Para suportar a quarentena

“Só há uma questão verdadeiramente filosófica” – diz Kirilov, personagem de Dostoievski – “a existência de Deus. Se Deus não existe, então tudo é permitido”. Paulo, o apóstolo, preferiu sobrepor o amor à fé. “Ainda que eu tivesse a fé capaz de transportar montanhas, mas não tivesse o amor, seria como o bronze que soa e isso de nada me adiantaria” (I Coríntios 13). Quatro séculos mais tarde, santo Agostinho resumiria o hino paulino numa proposta: “Ama e faze o que quiser”.

Deus inquieta-nos. Não é fácil ignorá-lo. Prova disso é que não se restringem à mera indiferença aqueles que o negam; constituem-se num movimento de rejeição militante: o ateísmo.

Muito contribuíram para suscitar o interesse por Deus os manuais soviéticos que pregavam o ateísmo, disse-me em Moscou um teólogo da Igreja Ortodoxa Russa. A insistência em negá-lo despertava em crianças e jovens o apetite pelo “fruto proibido”.

Deus era conatural às civilizações da Antiguidade. A antropologia desconhece casos de tribos atéias. O que levou Comte a acreditar, induzido por uma lógica mecanicista, que a religião era um estágio primitivo de cultura e a ciência, o ápice.

Três séculos antes, Descartes admitira sua finitude frente à infinitude divina: como seres imperfeitos como nós podem trazer na mente a ideia de um ser perfeito? Bafejado por Aristóteles, Tomás de Aquino, no século XIII, cedeu à tentação de querer provar a existência divina pela via racional.

Um deus que precisa ser provado não merece ser Deus. Banhar-se nas águas do rio é muito diferente do que conhecer fórmula e propriedades químicas da água. Outrora, os deuses promoviam a coesão dos povos. O céu estava povoado por inúmeros deles. Até que um casal de sem-terra do atual Iraque, Abraão e Sara, tomou o rumo do Egito, em busca de melhores condições de vida. Ao passar pelo monte Moriá, na atual Jerusalém, recebeu a revelação de Javé, o Deus único.

Jesus fez Deus descer de sua solidão celestial e habitar o humano. “E o Verbo se fez carne”. Fundiram-se, então, o céu e a terra, o divino e o humano.

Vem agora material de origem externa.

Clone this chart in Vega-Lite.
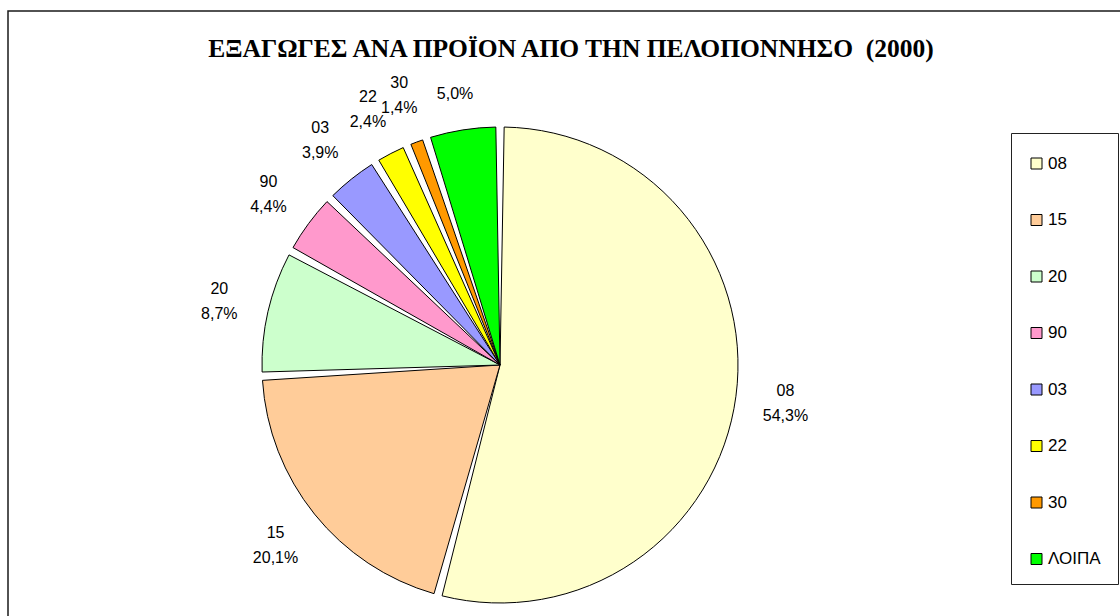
{
  "$schema": "https://vega.github.io/schema/vega-lite/v6.json",
  "width": 1200,
  "height": 700,
  "autosize": {"type": "none"},
  "padding": {"left": 8, "top": 11, "right": 0, "bottom": 0},
  "background": "white",
  "config": {
    "view": {"stroke": "#1a1a1a", "strokeWidth": 1.5},
    "locale": {"number": {"decimal": ",", "thousands": ".", "grouping": [3], "currency": ["", " €"]}},
    "font": "Liberation Sans"
  },
  "title": {
    "text": "ΕΞΑΓΩΓΕΣ ΑΝΑ ΠΡΟΪΟΝ ΑΠΟ ΤΗΝ ΠΕΛΟΠΟΝΝΗΣΟ \u00a0(2000)",
    "font": "Liberation Serif",
    "fontSize": 25.5,
    "fontWeight": "bold",
    "color": "black",
    "anchor": "middle",
    "dx": -37,
    "dy": 75,
    "baseline": "alphabetic"
  },
  "data": {
    "values": [
      {"rank": 1, "code": "08", "share": 0.543},
      {"rank": 2, "code": "15", "share": 0.201},
      {"rank": 3, "code": "20", "share": 0.087},
      {"rank": 4, "code": "90", "share": 0.044},
      {"rank": 5, "code": "03", "share": 0.039},
      {"rank": 6, "code": "22", "share": 0.024},
      {"rank": 7, "code": "30", "share": 0.014},
      {"rank": 8, "code": "ΛΟΙΠΑ", "share": 0.050}
    ]
  },
  "encoding": {
    "theta": {"field": "share", "type": "quantitative", "stack": true},
    "order": {"field": "rank", "type": "quantitative"},
    "x": {"datum": 492, "type": "quantitative", "scale": {"domain": [0, 1200], "nice": false, "zero": false}, "axis": null},
    "y": {"datum": 354, "type": "quantitative", "scale": {"domain": [0, 700], "nice": false, "zero": false, "reverse": true}, "axis": null}
  },
  "layer": [
    {
      "mark": {"type": "arc", "outerRadius": 238, "padAngle": 0.035, "stroke": "black", "strokeWidth": 1},
      "encoding": {
        "color": {
          "field": "code",
          "type": "nominal",
          "scale": {
            "domain": ["08", "15", "20", "90", "03", "22", "30", "ΛΟΙΠΑ"],
            "range": ["#FFFFCC", "#FFCC99", "#CCFFCC", "#FF99CC", "#9999FF", "#FFFF00", "#FF9900", "#00FF00"]
          },
          "legend": {
            "orient": "none",
            "legendX": 1003,
            "legendY": 122,
            "title": " ",
            "titleFontSize": 1,
            "titlePadding": 4,
            "symbolType": "square",
            "symbolSize": 121,
            "symbolStrokeColor": "black",
            "symbolStrokeWidth": 1,
            "symbolOpacity": 1,
            "labelFontSize": 17,
            "labelFont": "Liberation Sans",
            "labelColor": "black",
            "labelOffset": 3,
            "rowPadding": 38.5,
            "padding": 17,
            "strokeColor": "#222222",
            "fillColor": "white"
          }
        }
      }
    },
    {
      "mark": {"type": "text", "radius": 288, "dy": -12, "fontSize": 16, "font": "Liberation Sans"},
      "encoding": {
        "text": {"condition": {"test": "datum.code === 'ΛΟΙΠΑ'", "value": ""}, "field": "code", "type": "nominal"},
        "color": {"value": "black"}
      }
    },
    {
      "mark": {"type": "text", "radius": 288, "dy": 13, "fontSize": 16, "font": "Liberation Sans"},
      "encoding": {
        "text": {"field": "share", "type": "quantitative", "format": ".1%"},
        "color": {"value": "black"}
      }
    }
  ]
}
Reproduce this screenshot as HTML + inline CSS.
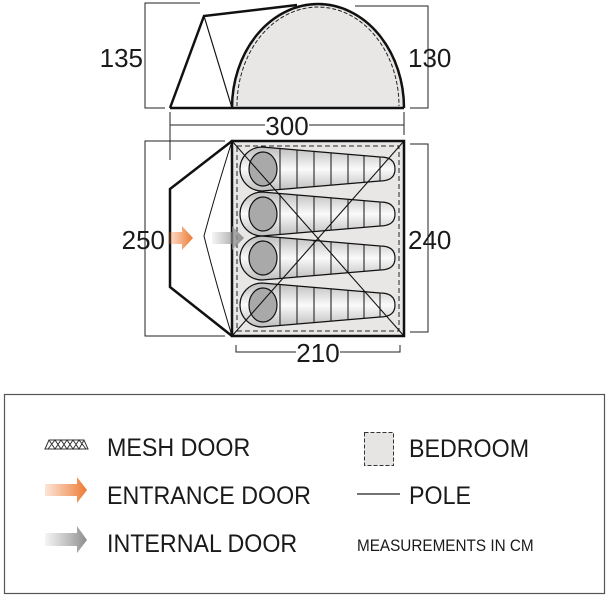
<!DOCTYPE html>
<html><head><style>
html,body{margin:0;padding:0;background:#fff;}
svg{display:block;}
text{font-family:"Liberation Sans",sans-serif;fill:#1a1a1a;}
</style></head><body>
<svg width="616" height="600" viewBox="0 0 616 600" xmlns="http://www.w3.org/2000/svg">
<defs>
<linearGradient id="bg" x1="0" y1="0" x2="0" y2="1">
<stop offset="0" stop-color="#bdbdbd"/><stop offset="0.5" stop-color="#fafafa"/><stop offset="1" stop-color="#bdbdbd"/>
</linearGradient>
<linearGradient id="og" x1="0" x2="1"><stop offset="0" stop-color="#f07f3a" stop-opacity="0.2"/><stop offset="1" stop-color="#ec7a33"/></linearGradient>
<linearGradient id="gg" x1="0" x2="1"><stop offset="0" stop-color="#999" stop-opacity="0.1"/><stop offset="1" stop-color="#8d8d8d"/></linearGradient>
<clipPath id="bc"><path d="M262,-22 L380,-12 Q395,-12 395,0 Q395,12 380,12 L262,22 A22,22 0 0 1 262,-22 Z"/></clipPath>
<g id="bag">
<path d="M262,-22 L380,-12 Q395,-12 395,0 Q395,12 380,12 L262,22 A22,22 0 0 1 262,-22 Z" fill="url(#bg)" stroke="#111" stroke-width="1.2"/>
<g clip-path="url(#bc)" stroke="#111" stroke-width="1">
<line x1="280" y1="-30" x2="280" y2="30"/><line x1="297" y1="-30" x2="297" y2="30"/><line x1="314" y1="-30" x2="314" y2="30"/><line x1="331" y1="-30" x2="331" y2="30"/><line x1="348" y1="-30" x2="348" y2="30"/><line x1="364" y1="-30" x2="364" y2="30"/><line x1="380" y1="-30" x2="380" y2="30"/>
</g>
<ellipse cx="263" cy="0" rx="14" ry="17" fill="#a9a9a9" stroke="#111" stroke-width="1.2"/>
</g>
</defs>

<g stroke="#222" stroke-width="1" fill="none">
<polyline points="200,3 145,3 145,108 165,108"/>
<polyline points="355,6 428,6 428,108 410,108"/>
<line x1="170" y1="112" x2="170" y2="160"/>
<line x1="404" y1="112" x2="404" y2="135"/>
<line x1="170" y1="125" x2="265" y2="125"/><line x1="309" y1="125" x2="404" y2="125"/>
</g>
<path d="M232,108 A86,104 0 0 1 404,108 Z" fill="#e9e7e6" stroke="none"/>
<path d="M237,106 A81,99 0 0 1 399,106" fill="none" stroke="#222" stroke-width="1" stroke-dasharray="4,2"/>
<path d="M232,108 A86,104 0 0 1 404,108" fill="none" stroke="#111" stroke-width="2.5"/>
<g stroke="#111" fill="none">
<polyline points="170,108 204,16 297,5" stroke-width="2.5"/>
<line x1="204" y1="16" x2="232" y2="108" stroke-width="1.2"/>
<line x1="170" y1="108" x2="404" y2="108" stroke-width="2.5"/>
</g>
<text x="143" y="67" font-size="26" text-anchor="end">135</text>
<text x="408" y="67" font-size="26">130</text>
<text x="287" y="135" font-size="26" text-anchor="middle">300</text>

<g stroke="#222" stroke-width="1" fill="none">
<polyline points="225,141 145,141 145,336 225,336"/>
<polyline points="410,144 428,144 428,332 410,332"/>
<polyline points="236,345 236,352 296,352"/><polyline points="340,352 400,352 400,345"/>
</g>
<rect x="232" y="141" width="172" height="195" fill="#e9e7e6"/>
<rect x="237" y="146" width="162" height="185" fill="none" stroke="#222" stroke-dasharray="5,3"/>
<use href="#bag" y="169"/><use href="#bag" y="214"/><use href="#bag" y="258"/><use href="#bag" y="305"/>
<g stroke="#111" stroke-width="1.1">
<line x1="232" y1="141" x2="404" y2="336"/><line x1="404" y1="141" x2="232" y2="336"/>
</g>
<rect x="232" y="141" width="172" height="195" fill="none" stroke="#111" stroke-width="2.5"/>
<polyline points="232,141 170,189 170,287 232,336" fill="none" stroke="#111" stroke-width="2.5"/>
<path d="M232,141 Q215,195 204,236 Q215,280 232,336" fill="none" stroke="#111" stroke-width="1"/>
<path d="M168,232 L182,232 L182,226 L193,238 L182,250 L182,244 L168,244 Z" fill="url(#og)"/>
<path d="M212,232 L232,232 L232,226 L244,238 L232,250 L232,244 L212,244 Z" fill="url(#gg)"/>
<text x="165" y="249" font-size="26" text-anchor="end">250</text>
<text x="408" y="249" font-size="26">240</text>
<text x="318" y="362" font-size="26" text-anchor="middle">210</text>

<rect x="4.5" y="394.5" width="600" height="199" fill="#fff" stroke="#555" stroke-width="1.2"/>
<g stroke="#333" stroke-width="1" fill="none">
<path d="M45,449 L49,440 L84,440 L88,449 Z"/>
<path d="M49,440 L55,449 L61,440 L67,449 L73,440 L79,449 L84,440 M48,449 L55,440 L61,449 L67,440 L73,449 L79,440 L86,449"/>
</g>
<path d="M45,484 L77,484 L77,477 L87,490 L77,503 L77,496 L45,496 Z" fill="url(#og)"/>
<path d="M45,533 L77,533 L77,526 L87,540 L77,553 L77,546 L45,546 Z" fill="url(#gg)"/>
<rect x="364.5" y="432.5" width="29" height="33" fill="#e7e5e4" stroke="#333" stroke-dasharray="4,2"/>
<line x1="357" y1="494" x2="400" y2="494" stroke="#222" stroke-width="1.2"/>
<g font-size="25">
<text x="107" y="456" transform="translate(107 0) scale(0.93 1) translate(-107 0)">MESH DOOR</text>
<text x="107" y="504" transform="translate(107 0) scale(0.93 1) translate(-107 0)">ENTRANCE DOOR</text>
<text x="107" y="552" transform="translate(107 0) scale(0.93 1) translate(-107 0)">INTERNAL DOOR</text>
<text x="409" y="457" transform="translate(409 0) scale(0.93 1) translate(-409 0)">BEDROOM</text>
<text x="409" y="504" transform="translate(409 0) scale(0.93 1) translate(-409 0)">POLE</text>
</g>
<text x="357" y="551" font-size="17" transform="translate(357 0) scale(0.9 1) translate(-357 0)">MEASUREMENTS IN CM</text>
</svg>
</body></html>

O Senhor dos Exércitos, cujo nome era impronunciável pelos hebreus, revelou-se, em Jesus, como Abba, o Pai amoroso que “cobre de beijos” o filho pródigo.

Essa avassaladora paixão do Criador por suas criaturas assusta aqueles que pretendem ser seus únicos porta-vozes. Daí a tendência de as religiões aprisionarem Deus na figura de um irado inquisidor, burocratizando o amor divino e congelando-o em doutrinas maniqueístas, nas quais o castigo predomina sobre o perdão e a disciplina sobre a liberdade.

No século XX, o clamor de duas grandes guerras encheu céus e corações humanos de silêncio de Deus. Motivados pelo racionalismo, Marx e Freud já haviam concordado que a ideia de Deus é uma inversão compensatória de nossas incompletudes. Só não se deram conta de que a razão é a imperfeição da inteligência.

Deus, no entanto, mostra-se agora mais vivo do que nunca. Como predisse Rimbaud, há uma “gula de Deus”, da expansão de novas Igrejas ao esoterismo, do gnosticismo acadêmico aos movimentos pentecostais. É o ateísmo que se encontra em crise. Quando muito, o cético diz-se agnóstico.

Enquanto isso, Deus – que não tem religião – desborda dos canônes institucionais, burla a vigilância eclesiástica e ocupa, com o seu toque sutil, o coração dos pobres e também de físicos, intelectuais e artistas renomados. Eles sabem, como diria Tomás de Aquino, que são habitados por um Outro que não é eles e, no entanto, restaura-lhes a verdadeira identidade. A fé, aliás, é um dom da inteligência.

Mais íntimo a nós do que nós a nós mesmos, como afirmou Agostinho, Deus é, de fato, a questão axial da existência humana. Tudo mais são contingências. Mas, para acolhê-lo, é preciso dobrar os joelhos e deixar-se habitar por seu Espírito amoroso.

Como mero objeto de fé, Deus não passa de mito se, em nossas vidas, não se traduz em amor que liberta, segundo os novos mandamentos descritos no Sermão da Montanha. E, para nós cristãos, o centro da revelação divina é Jesus, com quem Dostoievski, se instado a escolher, preferiria ficar a ficar com a verdade.

Frei Betto é frade dominicano, jornalista e escritor, autor, em parceria com Leonardo Boff, de “Mística e Espiritualidade” (Rocco), entre mais de 68 livros.